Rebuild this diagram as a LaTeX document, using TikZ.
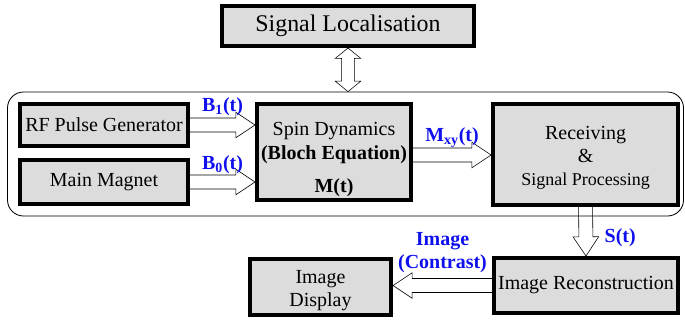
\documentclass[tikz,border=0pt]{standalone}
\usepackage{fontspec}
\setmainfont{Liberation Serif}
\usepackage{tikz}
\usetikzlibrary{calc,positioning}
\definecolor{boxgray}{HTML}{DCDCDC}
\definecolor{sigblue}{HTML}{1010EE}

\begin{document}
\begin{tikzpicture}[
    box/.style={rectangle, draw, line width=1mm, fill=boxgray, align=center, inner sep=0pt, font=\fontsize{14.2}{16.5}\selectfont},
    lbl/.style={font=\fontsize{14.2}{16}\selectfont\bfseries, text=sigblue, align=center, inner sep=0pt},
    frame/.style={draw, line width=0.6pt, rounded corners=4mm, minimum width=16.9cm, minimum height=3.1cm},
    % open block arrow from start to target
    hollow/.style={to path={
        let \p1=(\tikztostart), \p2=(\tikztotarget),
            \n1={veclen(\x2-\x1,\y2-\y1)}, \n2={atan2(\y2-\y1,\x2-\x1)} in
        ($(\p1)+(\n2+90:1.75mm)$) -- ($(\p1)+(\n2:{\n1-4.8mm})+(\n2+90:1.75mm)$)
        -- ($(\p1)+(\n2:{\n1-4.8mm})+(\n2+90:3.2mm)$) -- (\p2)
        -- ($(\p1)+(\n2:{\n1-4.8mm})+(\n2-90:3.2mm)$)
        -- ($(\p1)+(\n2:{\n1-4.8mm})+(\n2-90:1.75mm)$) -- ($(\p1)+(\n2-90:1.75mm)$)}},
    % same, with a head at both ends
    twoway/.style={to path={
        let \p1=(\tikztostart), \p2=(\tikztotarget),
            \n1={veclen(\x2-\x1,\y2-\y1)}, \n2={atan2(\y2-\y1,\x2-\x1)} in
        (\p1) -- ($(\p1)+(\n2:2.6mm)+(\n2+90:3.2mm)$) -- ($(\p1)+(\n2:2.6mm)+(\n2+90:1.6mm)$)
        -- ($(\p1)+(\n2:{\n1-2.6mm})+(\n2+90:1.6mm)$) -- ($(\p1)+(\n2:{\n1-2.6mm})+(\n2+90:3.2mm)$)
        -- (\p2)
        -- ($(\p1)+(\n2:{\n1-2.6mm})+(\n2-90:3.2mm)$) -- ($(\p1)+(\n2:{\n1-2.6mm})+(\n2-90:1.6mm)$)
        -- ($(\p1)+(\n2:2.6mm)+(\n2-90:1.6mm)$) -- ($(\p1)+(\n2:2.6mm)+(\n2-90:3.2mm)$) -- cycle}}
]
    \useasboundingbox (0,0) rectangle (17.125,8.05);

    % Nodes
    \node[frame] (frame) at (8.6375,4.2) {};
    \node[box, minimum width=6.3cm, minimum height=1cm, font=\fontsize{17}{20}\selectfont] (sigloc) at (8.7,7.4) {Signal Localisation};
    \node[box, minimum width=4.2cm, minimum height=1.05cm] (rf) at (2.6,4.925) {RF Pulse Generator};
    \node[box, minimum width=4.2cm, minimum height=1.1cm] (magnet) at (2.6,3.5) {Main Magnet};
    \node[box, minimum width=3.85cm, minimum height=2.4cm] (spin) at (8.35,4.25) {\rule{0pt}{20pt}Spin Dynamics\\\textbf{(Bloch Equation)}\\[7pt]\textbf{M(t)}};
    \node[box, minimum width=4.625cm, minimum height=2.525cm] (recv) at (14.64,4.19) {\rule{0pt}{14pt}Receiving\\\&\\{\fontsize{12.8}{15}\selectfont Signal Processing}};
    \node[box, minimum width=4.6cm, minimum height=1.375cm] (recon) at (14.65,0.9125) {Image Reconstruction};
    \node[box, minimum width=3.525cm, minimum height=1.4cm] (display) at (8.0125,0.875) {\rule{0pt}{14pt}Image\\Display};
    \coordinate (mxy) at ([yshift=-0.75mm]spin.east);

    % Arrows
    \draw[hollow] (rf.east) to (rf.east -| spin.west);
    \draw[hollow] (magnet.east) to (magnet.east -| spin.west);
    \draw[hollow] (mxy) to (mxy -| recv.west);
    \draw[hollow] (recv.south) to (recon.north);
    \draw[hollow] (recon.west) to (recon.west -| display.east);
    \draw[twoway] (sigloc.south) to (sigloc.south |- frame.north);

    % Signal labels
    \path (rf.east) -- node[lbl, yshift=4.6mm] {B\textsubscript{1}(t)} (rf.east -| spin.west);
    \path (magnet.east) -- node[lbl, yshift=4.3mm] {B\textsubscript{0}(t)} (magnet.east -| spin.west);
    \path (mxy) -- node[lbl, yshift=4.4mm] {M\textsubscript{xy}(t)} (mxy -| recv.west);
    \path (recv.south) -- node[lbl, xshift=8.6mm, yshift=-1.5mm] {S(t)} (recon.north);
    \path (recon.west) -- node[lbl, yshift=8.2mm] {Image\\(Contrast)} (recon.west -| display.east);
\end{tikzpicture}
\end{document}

=======

▸ Directions for this task: All of the data above should be transcribed verbatim, with pictures omitted.

▸ Correct answer:
Rebuild this diagram as a LaTeX document, using TikZ.
\documentclass[tikz,border=0pt]{standalone}
\usepackage{fontspec}
\setmainfont{Liberation Serif}
\usepackage{tikz}
\usetikzlibrary{calc,positioning}
\definecolor{boxgray}{HTML}{DCDCDC}
\definecolor{sigblue}{HTML}{1010EE}

\begin{document}
\begin{tikzpicture}[
    box/.style={rectangle, draw, line width=1mm, fill=boxgray, align=center, inner sep=0pt, font=\fontsize{14.2}{16.5}\selectfont},
    lbl/.style={font=\fontsize{14.2}{16}\selectfont\bfseries, text=sigblue, align=center, inner sep=0pt},
    frame/.style={draw, line width=0.6pt, rounded corners=4mm, minimum width=16.9cm, minimum height=3.1cm},
    % open block arrow from start to target
    hollow/.style={to path={
        let \p1=(\tikztostart), \p2=(\tikztotarget),
            \n1={veclen(\x2-\x1,\y2-\y1)}, \n2={atan2(\y2-\y1,\x2-\x1)} in
        ($(\p1)+(\n2+90:1.75mm)$) -- ($(\p1)+(\n2:{\n1-4.8mm})+(\n2+90:1.75mm)$)
        -- ($(\p1)+(\n2:{\n1-4.8mm})+(\n2+90:3.2mm)$) -- (\p2)
        -- ($(\p1)+(\n2:{\n1-4.8mm})+(\n2-90:3.2mm)$)
        -- ($(\p1)+(\n2:{\n1-4.8mm})+(\n2-90:1.75mm)$) -- ($(\p1)+(\n2-90:1.75mm)$)}},
    % same, with a head at both ends
    twoway/.style={to path={
        let \p1=(\tikztostart), \p2=(\tikztotarget),
            \n1={veclen(\x2-\x1,\y2-\y1)}, \n2={atan2(\y2-\y1,\x2-\x1)} in
        (\p1) -- ($(\p1)+(\n2:2.6mm)+(\n2+90:3.2mm)$) -- ($(\p1)+(\n2:2.6mm)+(\n2+90:1.6mm)$)
        -- ($(\p1)+(\n2:{\n1-2.6mm})+(\n2+90:1.6mm)$) -- ($(\p1)+(\n2:{\n1-2.6mm})+(\n2+90:3.2mm)$)
        -- (\p2)
        -- ($(\p1)+(\n2:{\n1-2.6mm})+(\n2-90:3.2mm)$) -- ($(\p1)+(\n2:{\n1-2.6mm})+(\n2-90:1.6mm)$)
        -- ($(\p1)+(\n2:2.6mm)+(\n2-90:1.6mm)$) -- ($(\p1)+(\n2:2.6mm)+(\n2-90:3.2mm)$) -- cycle}}
]
    \useasboundingbox (0,0) rectangle (17.125,8.05);

    % Nodes
    \node[frame] (frame) at (8.6375,4.2) {};
    \node[box, minimum width=6.3cm, minimum height=1cm, font=\fontsize{17}{20}\selectfont] (sigloc) at (8.7,7.4) {Signal Localisation};
    \node[box, minimum width=4.2cm, minimum height=1.05cm] (rf) at (2.6,4.925) {RF Pulse Generator};
    \node[box, minimum width=4.2cm, minimum height=1.1cm] (magnet) at (2.6,3.5) {Main Magnet};
    \node[box, minimum width=3.85cm, minimum height=2.4cm] (spin) at (8.35,4.25) {\rule{0pt}{20pt}Spin Dynamics\\\textbf{(Bloch Equation)}\\[7pt]\textbf{M(t)}};
    \node[box, minimum width=4.625cm, minimum height=2.525cm] (recv) at (14.64,4.19) {\rule{0pt}{14pt}Receiving\\\&\\{\fontsize{12.8}{15}\selectfont Signal Processing}};
    \node[box, minimum width=4.6cm, minimum height=1.375cm] (recon) at (14.65,0.9125) {Image Reconstruction};
    \node[box, minimum width=3.525cm, minimum height=1.4cm] (display) at (8.0125,0.875) {\rule{0pt}{14pt}Image\\Display};
    \coordinate (mxy) at ([yshift=-0.75mm]spin.east);

    % Arrows
    \draw[hollow] (rf.east) to (rf.east -| spin.west);
    \draw[hollow] (magnet.east) to (magnet.east -| spin.west);
    \draw[hollow] (mxy) to (mxy -| recv.west);
    \draw[hollow] (recv.south) to (recon.north);
    \draw[hollow] (recon.west) to (recon.west -| display.east);
    \draw[twoway] (sigloc.south) to (sigloc.south |- frame.north);

    % Signal labels
    \path (rf.east) -- node[lbl, yshift=4.6mm] {B\textsubscript{1}(t)} (rf.east -| spin.west);
    \path (magnet.east) -- node[lbl, yshift=4.3mm] {B\textsubscript{0}(t)} (magnet.east -| spin.west);
    \path (mxy) -- node[lbl, yshift=4.4mm] {M\textsubscript{xy}(t)} (mxy -| recv.west);
    \path (recv.south) -- node[lbl, xshift=8.6mm, yshift=-1.5mm] {S(t)} (recon.north);
    \path (recon.west) -- node[lbl, yshift=8.2mm] {Image\\(Contrast)} (recon.west -| display.east);
\end{tikzpicture}
\end{document}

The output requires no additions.